## TASK DETAILS
Print the listing below in its entirety, character for character.
— Begin SUPPLIED MATERIAL —
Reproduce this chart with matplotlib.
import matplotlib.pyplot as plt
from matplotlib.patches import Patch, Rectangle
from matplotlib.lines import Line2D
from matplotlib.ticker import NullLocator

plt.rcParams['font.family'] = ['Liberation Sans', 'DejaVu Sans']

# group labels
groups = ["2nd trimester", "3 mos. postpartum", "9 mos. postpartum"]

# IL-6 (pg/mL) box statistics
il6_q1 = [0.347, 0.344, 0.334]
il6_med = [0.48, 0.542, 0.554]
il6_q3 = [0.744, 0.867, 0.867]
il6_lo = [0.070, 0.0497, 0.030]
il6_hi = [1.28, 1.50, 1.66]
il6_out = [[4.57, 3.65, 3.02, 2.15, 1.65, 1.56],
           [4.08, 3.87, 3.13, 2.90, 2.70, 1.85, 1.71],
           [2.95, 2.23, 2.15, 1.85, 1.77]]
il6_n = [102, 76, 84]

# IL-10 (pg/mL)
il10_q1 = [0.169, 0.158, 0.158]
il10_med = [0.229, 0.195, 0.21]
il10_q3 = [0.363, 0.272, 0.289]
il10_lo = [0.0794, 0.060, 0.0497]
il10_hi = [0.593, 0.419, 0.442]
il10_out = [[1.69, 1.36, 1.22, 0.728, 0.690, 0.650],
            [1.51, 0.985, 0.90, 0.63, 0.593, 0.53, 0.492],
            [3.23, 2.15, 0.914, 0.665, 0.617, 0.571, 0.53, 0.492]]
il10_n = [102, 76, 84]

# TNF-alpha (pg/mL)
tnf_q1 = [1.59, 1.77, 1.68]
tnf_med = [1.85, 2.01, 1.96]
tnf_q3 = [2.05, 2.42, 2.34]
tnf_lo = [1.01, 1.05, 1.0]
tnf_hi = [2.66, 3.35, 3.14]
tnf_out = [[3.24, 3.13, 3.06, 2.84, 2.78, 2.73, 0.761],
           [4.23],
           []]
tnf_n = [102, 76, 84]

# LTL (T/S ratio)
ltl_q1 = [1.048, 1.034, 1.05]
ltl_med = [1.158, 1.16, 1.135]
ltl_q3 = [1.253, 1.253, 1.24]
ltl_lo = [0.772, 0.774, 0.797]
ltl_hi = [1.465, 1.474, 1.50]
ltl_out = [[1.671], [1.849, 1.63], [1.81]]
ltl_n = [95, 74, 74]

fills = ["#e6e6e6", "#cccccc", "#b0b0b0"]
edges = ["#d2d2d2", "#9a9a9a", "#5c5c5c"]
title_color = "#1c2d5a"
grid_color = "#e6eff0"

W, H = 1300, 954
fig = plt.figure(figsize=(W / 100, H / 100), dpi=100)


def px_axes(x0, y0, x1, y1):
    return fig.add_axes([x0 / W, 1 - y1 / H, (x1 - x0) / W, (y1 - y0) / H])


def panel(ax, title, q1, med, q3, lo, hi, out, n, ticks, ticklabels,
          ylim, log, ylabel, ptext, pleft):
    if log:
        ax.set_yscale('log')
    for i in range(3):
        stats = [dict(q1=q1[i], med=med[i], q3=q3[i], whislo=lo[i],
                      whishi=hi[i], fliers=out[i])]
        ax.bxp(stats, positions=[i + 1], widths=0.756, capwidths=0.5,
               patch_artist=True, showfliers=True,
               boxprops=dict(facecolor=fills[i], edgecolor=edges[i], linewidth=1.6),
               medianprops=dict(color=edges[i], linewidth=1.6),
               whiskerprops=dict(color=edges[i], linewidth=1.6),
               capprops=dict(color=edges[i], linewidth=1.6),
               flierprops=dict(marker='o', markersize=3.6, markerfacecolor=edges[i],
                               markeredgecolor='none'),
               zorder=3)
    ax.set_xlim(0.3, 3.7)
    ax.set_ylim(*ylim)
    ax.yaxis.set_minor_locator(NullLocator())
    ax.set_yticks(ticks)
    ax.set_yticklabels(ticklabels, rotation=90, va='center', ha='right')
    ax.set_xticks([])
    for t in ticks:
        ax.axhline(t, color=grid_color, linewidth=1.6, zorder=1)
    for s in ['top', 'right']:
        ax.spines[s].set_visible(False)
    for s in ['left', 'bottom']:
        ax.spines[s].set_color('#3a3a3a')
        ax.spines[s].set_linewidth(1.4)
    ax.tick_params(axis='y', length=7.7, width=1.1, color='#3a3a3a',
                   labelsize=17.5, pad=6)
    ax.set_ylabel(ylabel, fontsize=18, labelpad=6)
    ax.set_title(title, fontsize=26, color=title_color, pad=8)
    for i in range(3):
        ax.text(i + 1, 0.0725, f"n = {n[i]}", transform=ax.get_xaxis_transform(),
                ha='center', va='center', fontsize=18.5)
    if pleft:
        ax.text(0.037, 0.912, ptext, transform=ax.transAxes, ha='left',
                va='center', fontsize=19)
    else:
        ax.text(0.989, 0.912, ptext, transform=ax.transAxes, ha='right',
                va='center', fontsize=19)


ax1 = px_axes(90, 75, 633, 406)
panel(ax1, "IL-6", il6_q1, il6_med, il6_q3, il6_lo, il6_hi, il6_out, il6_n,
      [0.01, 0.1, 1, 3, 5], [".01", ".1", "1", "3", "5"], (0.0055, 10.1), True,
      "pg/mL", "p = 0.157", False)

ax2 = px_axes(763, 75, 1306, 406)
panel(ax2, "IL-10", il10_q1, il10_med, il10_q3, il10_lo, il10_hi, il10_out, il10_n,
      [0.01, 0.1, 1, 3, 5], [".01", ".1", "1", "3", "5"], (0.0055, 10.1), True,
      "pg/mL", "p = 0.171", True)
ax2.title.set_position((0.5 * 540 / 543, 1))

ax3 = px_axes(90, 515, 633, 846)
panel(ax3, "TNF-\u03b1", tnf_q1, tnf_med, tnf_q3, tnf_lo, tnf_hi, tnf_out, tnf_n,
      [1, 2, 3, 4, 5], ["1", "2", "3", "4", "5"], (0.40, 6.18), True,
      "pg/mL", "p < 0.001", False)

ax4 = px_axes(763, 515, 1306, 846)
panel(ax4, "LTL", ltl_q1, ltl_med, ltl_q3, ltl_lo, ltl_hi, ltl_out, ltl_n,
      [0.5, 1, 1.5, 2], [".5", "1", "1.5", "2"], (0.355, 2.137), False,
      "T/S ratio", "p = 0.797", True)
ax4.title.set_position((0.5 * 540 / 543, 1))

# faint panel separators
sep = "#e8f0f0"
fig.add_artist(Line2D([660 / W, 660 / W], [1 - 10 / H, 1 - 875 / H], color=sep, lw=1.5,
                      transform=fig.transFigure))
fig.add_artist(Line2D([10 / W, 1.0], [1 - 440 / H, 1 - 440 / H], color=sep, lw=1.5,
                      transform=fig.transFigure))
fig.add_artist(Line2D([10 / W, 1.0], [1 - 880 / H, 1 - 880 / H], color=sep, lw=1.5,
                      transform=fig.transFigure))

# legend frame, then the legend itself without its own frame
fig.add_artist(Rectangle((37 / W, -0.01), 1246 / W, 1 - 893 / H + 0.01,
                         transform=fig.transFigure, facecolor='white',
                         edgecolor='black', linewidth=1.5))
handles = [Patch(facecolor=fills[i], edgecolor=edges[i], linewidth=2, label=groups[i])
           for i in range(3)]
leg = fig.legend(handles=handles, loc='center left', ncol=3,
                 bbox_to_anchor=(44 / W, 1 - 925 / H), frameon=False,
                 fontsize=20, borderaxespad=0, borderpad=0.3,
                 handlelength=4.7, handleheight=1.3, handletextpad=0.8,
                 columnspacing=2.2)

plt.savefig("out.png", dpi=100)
— End SUPPLIED MATERIAL —
## SOLUTION BELOW
Reproduce this chart with matplotlib.
import matplotlib.pyplot as plt
from matplotlib.patches import Patch, Rectangle
from matplotlib.lines import Line2D
from matplotlib.ticker import NullLocator

plt.rcParams['font.family'] = ['Liberation Sans', 'DejaVu Sans']

# group labels
groups = ["2nd trimester", "3 mos. postpartum", "9 mos. postpartum"]

# IL-6 (pg/mL) box statistics
il6_q1 = [0.347, 0.344, 0.334]
il6_med = [0.48, 0.542, 0.554]
il6_q3 = [0.744, 0.867, 0.867]
il6_lo = [0.070, 0.0497, 0.030]
il6_hi = [1.28, 1.50, 1.66]
il6_out = [[4.57, 3.65, 3.02, 2.15, 1.65, 1.56],
           [4.08, 3.87, 3.13, 2.90, 2.70, 1.85, 1.71],
           [2.95, 2.23, 2.15, 1.85, 1.77]]
il6_n = [102, 76, 84]

# IL-10 (pg/mL)
il10_q1 = [0.169, 0.158, 0.158]
il10_med = [0.229, 0.195, 0.21]
il10_q3 = [0.363, 0.272, 0.289]
il10_lo = [0.0794, 0.060, 0.0497]
il10_hi = [0.593, 0.419, 0.442]
il10_out = [[1.69, 1.36, 1.22, 0.728, 0.690, 0.650],
            [1.51, 0.985, 0.90, 0.63, 0.593, 0.53, 0.492],
            [3.23, 2.15, 0.914, 0.665, 0.617, 0.571, 0.53, 0.492]]
il10_n = [102, 76, 84]

# TNF-alpha (pg/mL)
tnf_q1 = [1.59, 1.77, 1.68]
tnf_med = [1.85, 2.01, 1.96]
tnf_q3 = [2.05, 2.42, 2.34]
tnf_lo = [1.01, 1.05, 1.0]
tnf_hi = [2.66, 3.35, 3.14]
tnf_out = [[3.24, 3.13, 3.06, 2.84, 2.78, 2.73, 0.761],
           [4.23],
           []]
tnf_n = [102, 76, 84]

# LTL (T/S ratio)
ltl_q1 = [1.048, 1.034, 1.05]
ltl_med = [1.158, 1.16, 1.135]
ltl_q3 = [1.253, 1.253, 1.24]
ltl_lo = [0.772, 0.774, 0.797]
ltl_hi = [1.465, 1.474, 1.50]
ltl_out = [[1.671], [1.849, 1.63], [1.81]]
ltl_n = [95, 74, 74]

fills = ["#e6e6e6", "#cccccc", "#b0b0b0"]
edges = ["#d2d2d2", "#9a9a9a", "#5c5c5c"]
title_color = "#1c2d5a"
grid_color = "#e6eff0"

W, H = 1300, 954
fig = plt.figure(figsize=(W / 100, H / 100), dpi=100)


def px_axes(x0, y0, x1, y1):
    return fig.add_axes([x0 / W, 1 - y1 / H, (x1 - x0) / W, (y1 - y0) / H])


def panel(ax, title, q1, med, q3, lo, hi, out, n, ticks, ticklabels,
          ylim, log, ylabel, ptext, pleft):
    if log:
        ax.set_yscale('log')
    for i in range(3):
        stats = [dict(q1=q1[i], med=med[i], q3=q3[i], whislo=lo[i],
                      whishi=hi[i], fliers=out[i])]
        ax.bxp(stats, positions=[i + 1], widths=0.756, capwidths=0.5,
               patch_artist=True, showfliers=True,
               boxprops=dict(facecolor=fills[i], edgecolor=edges[i], linewidth=1.6),
               medianprops=dict(color=edges[i], linewidth=1.6),
               whiskerprops=dict(color=edges[i], linewidth=1.6),
               capprops=dict(color=edges[i], linewidth=1.6),
               flierprops=dict(marker='o', markersize=3.6, markerfacecolor=edges[i],
                               markeredgecolor='none'),
               zorder=3)
    ax.set_xlim(0.3, 3.7)
    ax.set_ylim(*ylim)
    ax.yaxis.set_minor_locator(NullLocator())
    ax.set_yticks(ticks)
    ax.set_yticklabels(ticklabels, rotation=90, va='center', ha='right')
    ax.set_xticks([])
    for t in ticks:
        ax.axhline(t, color=grid_color, linewidth=1.6, zorder=1)
    for s in ['top', 'right']:
        ax.spines[s].set_visible(False)
    for s in ['left', 'bottom']:
        ax.spines[s].set_color('#3a3a3a')
        ax.spines[s].set_linewidth(1.4)
    ax.tick_params(axis='y', length=7.7, width=1.1, color='#3a3a3a',
                   labelsize=17.5, pad=6)
    ax.set_ylabel(ylabel, fontsize=18, labelpad=6)
    ax.set_title(title, fontsize=26, color=title_color, pad=8)
    for i in range(3):
        ax.text(i + 1, 0.0725, f"n = {n[i]}", transform=ax.get_xaxis_transform(),
                ha='center', va='center', fontsize=18.5)
    if pleft:
        ax.text(0.037, 0.912, ptext, transform=ax.transAxes, ha='left',
                va='center', fontsize=19)
    else:
        ax.text(0.989, 0.912, ptext, transform=ax.transAxes, ha='right',
                va='center', fontsize=19)


ax1 = px_axes(90, 75, 633, 406)
panel(ax1, "IL-6", il6_q1, il6_med, il6_q3, il6_lo, il6_hi, il6_out, il6_n,
      [0.01, 0.1, 1, 3, 5], [".01", ".1", "1", "3", "5"], (0.0055, 10.1), True,
      "pg/mL", "p = 0.157", False)

ax2 = px_axes(763, 75, 1306, 406)
panel(ax2, "IL-10", il10_q1, il10_med, il10_q3, il10_lo, il10_hi, il10_out, il10_n,
      [0.01, 0.1, 1, 3, 5], [".01", ".1", "1", "3", "5"], (0.0055, 10.1), True,
      "pg/mL", "p = 0.171", True)
ax2.title.set_position((0.5 * 540 / 543, 1))

ax3 = px_axes(90, 515, 633, 846)
panel(ax3, "TNF-\u03b1", tnf_q1, tnf_med, tnf_q3, tnf_lo, tnf_hi, tnf_out, tnf_n,
      [1, 2, 3, 4, 5], ["1", "2", "3", "4", "5"], (0.40, 6.18), True,
      "pg/mL", "p < 0.001", False)

ax4 = px_axes(763, 515, 1306, 846)
panel(ax4, "LTL", ltl_q1, ltl_med, ltl_q3, ltl_lo, ltl_hi, ltl_out, ltl_n,
      [0.5, 1, 1.5, 2], [".5", "1", "1.5", "2"], (0.355, 2.137), False,
      "T/S ratio", "p = 0.797", True)
ax4.title.set_position((0.5 * 540 / 543, 1))

# faint panel separators
sep = "#e8f0f0"
fig.add_artist(Line2D([660 / W, 660 / W], [1 - 10 / H, 1 - 875 / H], color=sep, lw=1.5,
                      transform=fig.transFigure))
fig.add_artist(Line2D([10 / W, 1.0], [1 - 440 / H, 1 - 440 / H], color=sep, lw=1.5,
                      transform=fig.transFigure))
fig.add_artist(Line2D([10 / W, 1.0], [1 - 880 / H, 1 - 880 / H], color=sep, lw=1.5,
                      transform=fig.transFigure))

# legend frame, then the legend itself without its own frame
fig.add_artist(Rectangle((37 / W, -0.01), 1246 / W, 1 - 893 / H + 0.01,
                         transform=fig.transFigure, facecolor='white',
                         edgecolor='black', linewidth=1.5))
handles = [Patch(facecolor=fills[i], edgecolor=edges[i], linewidth=2, label=groups[i])
           for i in range(3)]
leg = fig.legend(handles=handles, loc='center left', ncol=3,
                 bbox_to_anchor=(44 / W, 1 - 925 / H), frameon=False,
                 fontsize=20, borderaxespad=0, borderpad=0.3,
                 handlelength=4.7, handleheight=1.3, handletextpad=0.8,
                 columnspacing=2.2)

plt.savefig("out.png", dpi=100)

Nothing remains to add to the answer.